September 18, 2008
The Adler Planetarium and Astronomy Museum, Chicago, Illinois, USA
The magnificent Chicago skyline welcomed SLS faculty and guests to an incredible evening in extreme environments–soaring in space above the Earth and swimming in the depths of the Earth’s ocean.
Sailboats sliced through Lake Michigan’s calm waters as SLS faculty and guests arrived for this special event at the Adler Planetarium and Astronomy Museum, which sits along Lake Michigan near Soldier Field and the Chicago Field Museum. It was founded in 1930 by Max Adler and contains astronomical and planetarium artifacts dating from the 12th through the 20th centuries. It is the largest of its kind in the western hemisphere.
After touring the museum, faculty and guests enjoyed food, fun, and conversations with fellow SLS members and guests, then were awed by footage of space travel and the International Space Station and surgery in the depths of the ocean.
Imagine doing surgery from any position even while floating upside down or having a few-second delay from the time you move the arm of a surgical robot to the time the instrument performs the action in the patient. These are among the experiences that Dave R. Williams, MD, shared during his talk “Telerobotic Surgery in Extreme Environments.” Williams, a Canadian native, has made 2 space flights to the International Space Station, one in 1998 the other in 2007, and 3 space walks. He has also participated in the NEEMO missions in the ocean and is the first Canadian to do both.
Today’s astronaut, said Williams, need not be a person with a military background. Today’s astronauts come from various fields, including medicine, education, and science. Surgery is being attempted in space as a way of preparing for a future flight to Mars, which will require three years of space travel. However, as in military deployments, medical care may be provided in space by a team member who is not a physician but who has training in wilderness medicine.

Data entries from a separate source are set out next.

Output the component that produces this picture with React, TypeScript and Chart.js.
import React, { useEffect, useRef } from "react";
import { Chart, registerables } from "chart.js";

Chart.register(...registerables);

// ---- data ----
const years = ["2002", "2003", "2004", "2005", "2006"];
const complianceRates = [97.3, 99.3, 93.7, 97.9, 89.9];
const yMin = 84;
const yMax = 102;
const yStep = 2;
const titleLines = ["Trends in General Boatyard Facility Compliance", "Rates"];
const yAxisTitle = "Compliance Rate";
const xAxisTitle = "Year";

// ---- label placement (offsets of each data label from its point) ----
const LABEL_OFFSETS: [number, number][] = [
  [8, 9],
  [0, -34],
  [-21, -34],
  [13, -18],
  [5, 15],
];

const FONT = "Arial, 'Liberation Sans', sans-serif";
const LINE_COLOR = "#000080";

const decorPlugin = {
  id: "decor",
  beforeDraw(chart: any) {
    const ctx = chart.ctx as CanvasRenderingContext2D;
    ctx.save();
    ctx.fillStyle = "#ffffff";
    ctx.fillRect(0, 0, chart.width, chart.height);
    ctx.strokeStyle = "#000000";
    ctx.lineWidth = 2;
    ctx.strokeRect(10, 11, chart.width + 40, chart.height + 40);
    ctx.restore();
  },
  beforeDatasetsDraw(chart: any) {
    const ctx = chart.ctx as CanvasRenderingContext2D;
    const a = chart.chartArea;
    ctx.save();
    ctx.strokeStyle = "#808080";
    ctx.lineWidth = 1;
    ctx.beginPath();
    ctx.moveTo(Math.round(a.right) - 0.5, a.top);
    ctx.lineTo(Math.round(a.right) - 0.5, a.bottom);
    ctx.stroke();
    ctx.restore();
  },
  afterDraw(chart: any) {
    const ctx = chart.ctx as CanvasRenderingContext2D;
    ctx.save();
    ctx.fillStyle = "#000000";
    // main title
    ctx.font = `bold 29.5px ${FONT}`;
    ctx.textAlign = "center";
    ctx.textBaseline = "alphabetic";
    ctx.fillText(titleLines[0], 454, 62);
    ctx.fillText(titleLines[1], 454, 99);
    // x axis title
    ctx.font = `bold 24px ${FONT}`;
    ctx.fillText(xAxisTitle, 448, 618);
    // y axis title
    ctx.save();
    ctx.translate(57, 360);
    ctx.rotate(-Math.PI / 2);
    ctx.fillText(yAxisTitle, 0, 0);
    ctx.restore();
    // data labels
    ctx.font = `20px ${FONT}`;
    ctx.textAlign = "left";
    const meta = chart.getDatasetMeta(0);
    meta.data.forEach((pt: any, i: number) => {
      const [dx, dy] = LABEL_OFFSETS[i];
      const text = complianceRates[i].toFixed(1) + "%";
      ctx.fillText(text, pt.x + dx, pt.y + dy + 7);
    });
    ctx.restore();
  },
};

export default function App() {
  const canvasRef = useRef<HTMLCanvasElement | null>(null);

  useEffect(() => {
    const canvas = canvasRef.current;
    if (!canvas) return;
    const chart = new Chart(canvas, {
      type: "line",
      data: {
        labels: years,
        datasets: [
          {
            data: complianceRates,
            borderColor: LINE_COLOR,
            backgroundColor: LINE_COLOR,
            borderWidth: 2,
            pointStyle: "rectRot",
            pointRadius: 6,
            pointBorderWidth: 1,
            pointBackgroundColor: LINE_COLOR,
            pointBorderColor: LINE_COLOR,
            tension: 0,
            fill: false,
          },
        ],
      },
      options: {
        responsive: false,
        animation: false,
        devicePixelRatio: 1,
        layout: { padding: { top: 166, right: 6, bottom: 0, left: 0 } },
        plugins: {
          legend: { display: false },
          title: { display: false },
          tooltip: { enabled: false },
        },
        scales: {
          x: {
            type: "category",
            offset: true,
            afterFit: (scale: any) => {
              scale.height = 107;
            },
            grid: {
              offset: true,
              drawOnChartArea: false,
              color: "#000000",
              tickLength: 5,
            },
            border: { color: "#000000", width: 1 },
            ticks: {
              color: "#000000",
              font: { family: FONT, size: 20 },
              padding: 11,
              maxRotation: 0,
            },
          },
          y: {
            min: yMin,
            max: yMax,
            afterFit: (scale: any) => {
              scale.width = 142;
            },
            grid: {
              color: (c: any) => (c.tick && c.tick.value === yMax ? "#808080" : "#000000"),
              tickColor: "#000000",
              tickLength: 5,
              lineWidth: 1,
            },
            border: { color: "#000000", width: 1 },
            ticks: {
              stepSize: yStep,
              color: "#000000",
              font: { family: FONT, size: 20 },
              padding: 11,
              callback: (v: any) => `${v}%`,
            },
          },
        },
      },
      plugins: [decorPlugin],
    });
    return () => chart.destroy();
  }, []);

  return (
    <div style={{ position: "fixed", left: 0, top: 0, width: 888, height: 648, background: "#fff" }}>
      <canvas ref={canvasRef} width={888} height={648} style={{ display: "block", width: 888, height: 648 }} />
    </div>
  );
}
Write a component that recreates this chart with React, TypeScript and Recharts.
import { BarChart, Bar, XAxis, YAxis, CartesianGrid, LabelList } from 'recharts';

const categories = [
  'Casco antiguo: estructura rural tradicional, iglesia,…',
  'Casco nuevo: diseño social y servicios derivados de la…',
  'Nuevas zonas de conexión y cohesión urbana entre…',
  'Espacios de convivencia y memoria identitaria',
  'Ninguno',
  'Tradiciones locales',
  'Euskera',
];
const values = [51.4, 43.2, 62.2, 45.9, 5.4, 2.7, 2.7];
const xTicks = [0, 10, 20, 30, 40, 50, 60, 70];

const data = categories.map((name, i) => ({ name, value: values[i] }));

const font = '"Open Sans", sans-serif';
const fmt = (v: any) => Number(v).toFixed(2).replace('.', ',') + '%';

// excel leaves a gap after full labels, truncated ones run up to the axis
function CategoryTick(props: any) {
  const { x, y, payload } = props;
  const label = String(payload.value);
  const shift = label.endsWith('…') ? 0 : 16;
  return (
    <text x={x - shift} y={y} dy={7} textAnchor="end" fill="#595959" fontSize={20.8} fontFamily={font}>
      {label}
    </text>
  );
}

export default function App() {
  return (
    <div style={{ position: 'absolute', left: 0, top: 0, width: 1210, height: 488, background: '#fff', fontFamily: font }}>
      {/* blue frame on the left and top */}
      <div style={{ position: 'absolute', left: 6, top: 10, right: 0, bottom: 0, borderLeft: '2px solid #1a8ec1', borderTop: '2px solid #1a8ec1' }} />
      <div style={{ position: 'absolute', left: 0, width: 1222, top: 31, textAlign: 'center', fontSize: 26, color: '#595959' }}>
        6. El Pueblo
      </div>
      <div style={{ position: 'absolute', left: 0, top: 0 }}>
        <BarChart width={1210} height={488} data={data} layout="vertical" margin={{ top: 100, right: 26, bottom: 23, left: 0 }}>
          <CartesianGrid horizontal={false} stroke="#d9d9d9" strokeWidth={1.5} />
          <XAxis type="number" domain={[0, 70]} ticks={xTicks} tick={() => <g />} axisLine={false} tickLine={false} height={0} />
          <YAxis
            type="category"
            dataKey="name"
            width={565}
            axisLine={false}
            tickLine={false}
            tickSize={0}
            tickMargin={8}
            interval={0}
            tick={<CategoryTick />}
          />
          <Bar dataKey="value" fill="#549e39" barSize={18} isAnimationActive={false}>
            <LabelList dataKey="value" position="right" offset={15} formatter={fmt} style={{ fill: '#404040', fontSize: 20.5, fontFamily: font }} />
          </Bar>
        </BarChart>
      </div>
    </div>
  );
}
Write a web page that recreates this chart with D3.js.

Thus far, no humans have been operated on in space, only animals such as rats. During space travel, astronauts practice minimally invasive exercises on each other. Zero gravity causes changes to the human body, resulting in physiological challenges. Astronauts must learn ways to cope with these physiological changes before successful surgery can be performed in space. Astronauts are trying to understand the human body parts, including blood, which are altered in space. Other challenges include working in microgravity where everything must be restrained or it will float around, so astronauts must learn to work with instruments that are tied down in some way or that float around. By 2020, it is hoped that man will be able to return to the moon. One NEEMO mission included robotic telesurgery in which a physician in Canada performed a medical exercise using a simulator housed in a NEEMO facility deep underwater. This exercise provided practice in telesurgery, which may become necessary during long flights in outer space. As mankind advances toward exploring the universe, it is important to be able to provide medical care to astronauts, just as it is necessary to care for wounded soldiers in far off countries. Telesurgery with the use of robots and telementoring in extreme environments are vital for safety in future space exploration.